Our fieldwork shows choppy home sales depending on product, price, and location. Communities that adjusted prices from mid-2018 highs generally have seen a corresponding bump in traffic. Mortgage rates are down to a 13-month low at 4.28% (!), which is positive for homebuyer purchasing power, but it is not all good news. More on that below.
Mortgage Rates Retreat
After nearly touching 5.00% in November, rates on 30-year fixed rate mortgages are down to 4.28%.
Lower rates returned more than $20,000 on average to buyers in purchasing power compared to the November highs.
Declining mortgage rates are uncommon in a strong economy. Historically, rates rise when times are good.
The 10-year Treasury yield is highly correlated with mortgage rates. The 10-year Treasury yield is trending down and we’ve seen a corresponding drop in mortgage rates. On the surface, this seems positive, but yields are lower because investors are uneasy about future economic growth. As a result, there’s more demand for safe government assets, driving the yield down.
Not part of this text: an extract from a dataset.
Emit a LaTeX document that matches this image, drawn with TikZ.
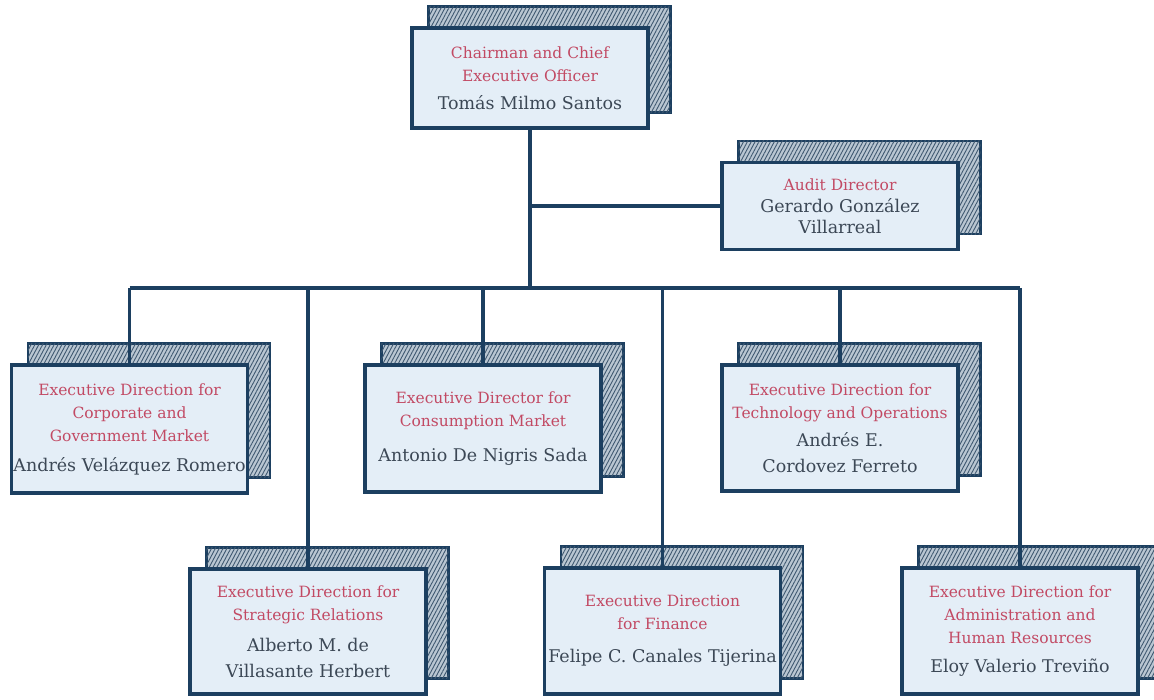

Mortgage Applications Show Positive Trend
The Purchase Mortgage Applications Index reported by the Mortgage Bankers Association provides a weekly look at the housing market.
Purchase applications nationally are 2% higher than the early 2018 levels.
Our proprietary data from Zonda shows a sizable increase in new home contracts in January ’19 compared to December ’18 for most top markets. The bump is expected year-after-year but comes as a relief after the housing standstill in 4Q18. January contracts are not back to levels seen in the same month in 2017 or 2018, however.
Be careful not to put too much weight on causation. Historically, lower mortgage rates do not necessarily cause higher sales. In fact, mortgage rates and sales are not even strongly correlated. The bump in mortgage applications this year does correspond with lower rates, but doomsday economic data, alarming media reports, and stock market volatility have subsided over the same period.
Wages Hit Cycle-High
Wages grew 3.4% year-over-year the same month the Case-Shiller Home Price Index registered a 4.2% annual clip.
Wages are moving in the right direction but cannot make up for the divergence between income and homes prices throughout the expansion. Affordability remains one of the topic issues for the housing market.
A tight labor market should continue to put upward pressure on wages. This is good for consumers but can strain employers as other costs rise as well.